Records for this task |
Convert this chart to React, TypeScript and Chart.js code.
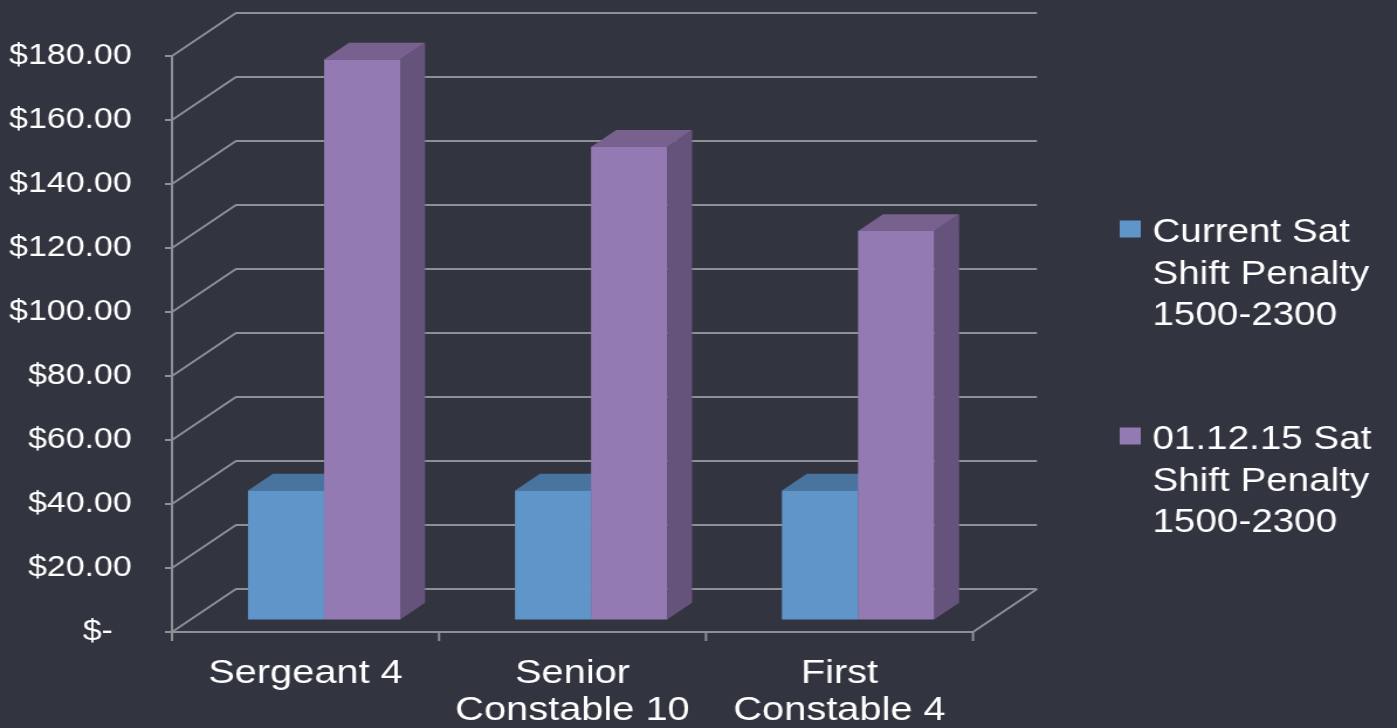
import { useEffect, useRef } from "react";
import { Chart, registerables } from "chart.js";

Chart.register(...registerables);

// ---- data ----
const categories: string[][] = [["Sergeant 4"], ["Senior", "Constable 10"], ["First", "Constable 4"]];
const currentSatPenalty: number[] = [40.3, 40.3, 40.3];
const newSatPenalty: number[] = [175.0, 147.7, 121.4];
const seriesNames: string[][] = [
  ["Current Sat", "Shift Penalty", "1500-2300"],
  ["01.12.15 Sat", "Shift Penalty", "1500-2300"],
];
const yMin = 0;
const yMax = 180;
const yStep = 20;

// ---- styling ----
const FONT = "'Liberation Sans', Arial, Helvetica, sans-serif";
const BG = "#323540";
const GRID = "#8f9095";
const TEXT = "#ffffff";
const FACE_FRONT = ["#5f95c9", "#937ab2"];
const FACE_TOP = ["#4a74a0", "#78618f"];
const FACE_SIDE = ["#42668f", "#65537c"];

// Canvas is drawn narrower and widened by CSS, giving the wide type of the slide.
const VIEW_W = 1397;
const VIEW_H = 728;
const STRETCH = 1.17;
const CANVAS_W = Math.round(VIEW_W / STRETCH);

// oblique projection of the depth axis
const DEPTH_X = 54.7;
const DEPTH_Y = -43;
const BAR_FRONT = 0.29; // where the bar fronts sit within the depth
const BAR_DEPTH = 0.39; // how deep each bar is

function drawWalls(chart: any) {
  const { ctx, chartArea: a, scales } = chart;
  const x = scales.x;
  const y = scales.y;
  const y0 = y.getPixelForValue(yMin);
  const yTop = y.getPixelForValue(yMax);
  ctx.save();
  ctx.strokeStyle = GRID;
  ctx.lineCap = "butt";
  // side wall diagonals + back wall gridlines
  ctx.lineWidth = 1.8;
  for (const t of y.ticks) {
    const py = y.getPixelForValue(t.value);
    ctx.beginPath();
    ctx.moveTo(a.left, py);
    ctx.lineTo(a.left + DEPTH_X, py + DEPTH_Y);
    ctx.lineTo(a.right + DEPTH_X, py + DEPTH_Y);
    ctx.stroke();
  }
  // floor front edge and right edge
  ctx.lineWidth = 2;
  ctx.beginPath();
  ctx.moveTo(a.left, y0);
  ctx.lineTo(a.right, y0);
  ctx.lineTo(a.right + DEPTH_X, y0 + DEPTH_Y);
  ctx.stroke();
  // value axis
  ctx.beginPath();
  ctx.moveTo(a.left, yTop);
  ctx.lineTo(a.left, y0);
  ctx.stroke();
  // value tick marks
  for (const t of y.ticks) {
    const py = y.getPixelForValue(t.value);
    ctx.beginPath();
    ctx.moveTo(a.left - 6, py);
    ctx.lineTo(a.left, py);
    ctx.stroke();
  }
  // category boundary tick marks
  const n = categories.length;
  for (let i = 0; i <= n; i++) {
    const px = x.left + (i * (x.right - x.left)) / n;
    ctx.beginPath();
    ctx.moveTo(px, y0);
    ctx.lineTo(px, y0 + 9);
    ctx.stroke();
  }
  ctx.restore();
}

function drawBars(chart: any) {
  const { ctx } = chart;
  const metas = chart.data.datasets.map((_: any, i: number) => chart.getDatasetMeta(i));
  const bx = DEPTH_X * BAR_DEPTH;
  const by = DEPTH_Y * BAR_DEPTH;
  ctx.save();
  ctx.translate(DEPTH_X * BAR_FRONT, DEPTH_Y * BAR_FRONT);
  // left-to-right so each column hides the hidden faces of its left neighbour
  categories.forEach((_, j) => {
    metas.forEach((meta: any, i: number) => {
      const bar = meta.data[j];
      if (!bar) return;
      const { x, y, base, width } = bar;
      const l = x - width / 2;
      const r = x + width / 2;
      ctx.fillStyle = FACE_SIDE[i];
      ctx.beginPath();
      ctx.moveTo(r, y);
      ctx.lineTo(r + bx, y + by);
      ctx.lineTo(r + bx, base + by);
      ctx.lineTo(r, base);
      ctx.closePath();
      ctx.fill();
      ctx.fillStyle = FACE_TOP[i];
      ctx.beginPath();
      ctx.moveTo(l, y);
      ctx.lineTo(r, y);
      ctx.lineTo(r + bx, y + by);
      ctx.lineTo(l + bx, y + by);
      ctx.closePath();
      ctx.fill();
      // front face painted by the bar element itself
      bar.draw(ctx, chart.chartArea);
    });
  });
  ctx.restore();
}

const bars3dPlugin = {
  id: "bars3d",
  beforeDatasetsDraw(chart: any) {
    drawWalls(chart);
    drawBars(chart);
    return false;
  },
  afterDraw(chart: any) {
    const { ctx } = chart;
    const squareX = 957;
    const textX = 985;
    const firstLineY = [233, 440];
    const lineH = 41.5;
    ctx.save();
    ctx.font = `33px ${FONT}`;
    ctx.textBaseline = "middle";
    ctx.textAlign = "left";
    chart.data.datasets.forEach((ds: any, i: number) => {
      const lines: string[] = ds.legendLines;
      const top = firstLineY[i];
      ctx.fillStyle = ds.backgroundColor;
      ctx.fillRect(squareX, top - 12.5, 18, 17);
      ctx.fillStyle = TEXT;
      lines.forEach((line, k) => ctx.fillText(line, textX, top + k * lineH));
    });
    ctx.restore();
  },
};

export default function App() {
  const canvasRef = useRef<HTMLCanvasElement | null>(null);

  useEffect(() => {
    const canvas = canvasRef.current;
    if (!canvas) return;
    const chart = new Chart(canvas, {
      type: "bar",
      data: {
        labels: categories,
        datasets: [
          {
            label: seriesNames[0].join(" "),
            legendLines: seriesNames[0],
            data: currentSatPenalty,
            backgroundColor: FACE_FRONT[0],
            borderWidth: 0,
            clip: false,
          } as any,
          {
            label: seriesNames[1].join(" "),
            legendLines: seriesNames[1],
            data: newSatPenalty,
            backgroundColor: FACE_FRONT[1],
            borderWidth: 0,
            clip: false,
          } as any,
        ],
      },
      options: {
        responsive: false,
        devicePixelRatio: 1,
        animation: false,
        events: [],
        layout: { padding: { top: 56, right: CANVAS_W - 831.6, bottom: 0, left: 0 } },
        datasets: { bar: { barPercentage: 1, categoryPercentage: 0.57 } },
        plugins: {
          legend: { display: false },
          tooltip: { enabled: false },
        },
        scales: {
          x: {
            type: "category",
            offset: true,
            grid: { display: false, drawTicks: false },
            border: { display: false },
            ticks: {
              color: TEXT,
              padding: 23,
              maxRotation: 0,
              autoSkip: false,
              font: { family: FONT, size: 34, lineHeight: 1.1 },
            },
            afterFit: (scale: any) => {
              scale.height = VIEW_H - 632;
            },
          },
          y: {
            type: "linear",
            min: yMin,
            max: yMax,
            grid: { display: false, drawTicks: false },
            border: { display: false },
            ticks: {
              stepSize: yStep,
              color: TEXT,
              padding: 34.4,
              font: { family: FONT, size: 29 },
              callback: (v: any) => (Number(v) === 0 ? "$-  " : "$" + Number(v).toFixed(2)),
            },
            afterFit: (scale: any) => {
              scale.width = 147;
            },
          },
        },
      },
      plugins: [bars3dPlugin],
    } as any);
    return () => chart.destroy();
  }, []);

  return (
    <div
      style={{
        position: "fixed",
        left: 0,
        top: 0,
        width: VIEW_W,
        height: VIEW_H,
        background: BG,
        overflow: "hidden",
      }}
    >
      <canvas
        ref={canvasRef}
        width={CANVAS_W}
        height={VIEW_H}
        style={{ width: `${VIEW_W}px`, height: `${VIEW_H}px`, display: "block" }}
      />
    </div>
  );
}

...

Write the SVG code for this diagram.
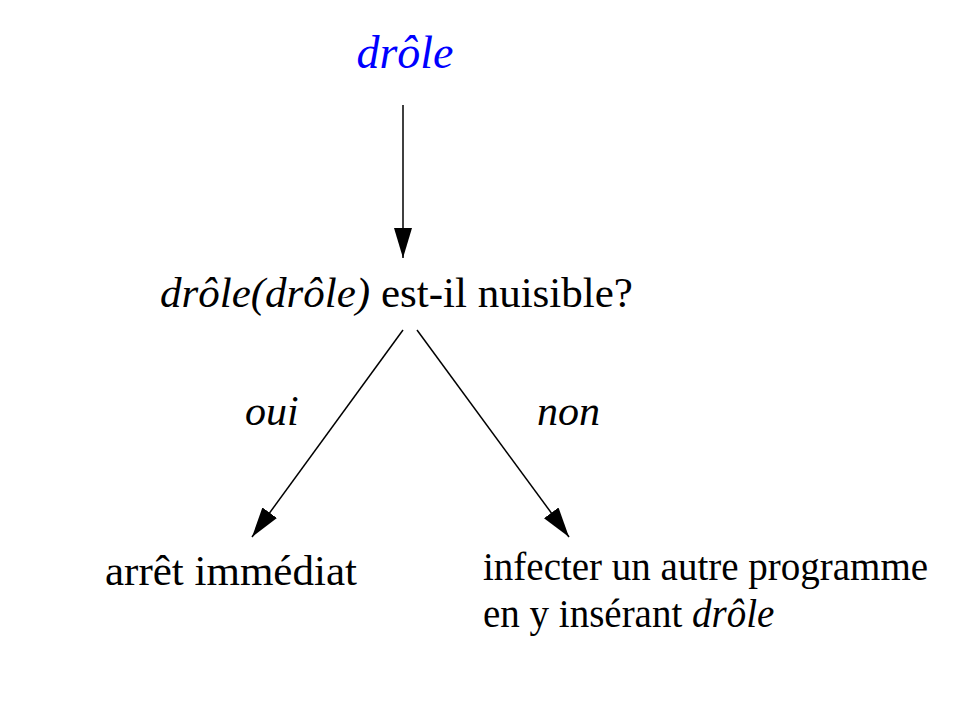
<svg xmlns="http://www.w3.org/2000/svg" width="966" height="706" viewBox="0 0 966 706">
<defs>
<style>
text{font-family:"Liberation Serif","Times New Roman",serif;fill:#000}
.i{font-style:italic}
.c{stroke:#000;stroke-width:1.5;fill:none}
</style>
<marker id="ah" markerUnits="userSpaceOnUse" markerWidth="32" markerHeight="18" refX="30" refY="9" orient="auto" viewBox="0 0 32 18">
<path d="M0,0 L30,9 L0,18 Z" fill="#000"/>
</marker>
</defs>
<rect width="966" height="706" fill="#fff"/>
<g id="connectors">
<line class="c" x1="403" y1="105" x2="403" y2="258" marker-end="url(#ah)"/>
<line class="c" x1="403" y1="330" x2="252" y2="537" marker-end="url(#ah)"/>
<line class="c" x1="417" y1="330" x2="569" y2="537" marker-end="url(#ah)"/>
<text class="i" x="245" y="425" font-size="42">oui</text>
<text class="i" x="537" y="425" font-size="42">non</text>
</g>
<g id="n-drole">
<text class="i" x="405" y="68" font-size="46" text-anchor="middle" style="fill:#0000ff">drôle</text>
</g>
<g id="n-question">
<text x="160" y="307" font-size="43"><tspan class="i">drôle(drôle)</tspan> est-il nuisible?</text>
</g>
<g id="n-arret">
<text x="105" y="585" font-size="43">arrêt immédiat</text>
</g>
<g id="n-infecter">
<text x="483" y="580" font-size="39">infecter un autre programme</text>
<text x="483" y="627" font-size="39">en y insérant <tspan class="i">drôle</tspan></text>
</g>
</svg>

Job | Write out, exactly and with nothing added, everything from the line with "Convert this chart" down to the line with "Chart.register(...registerables);", both included. Drop any pictures.

Task output |
Convert this chart to React, TypeScript and Chart.js code.
import { useEffect, useRef } from "react";
import { Chart, registerables } from "chart.js";

Chart.register(...registerables);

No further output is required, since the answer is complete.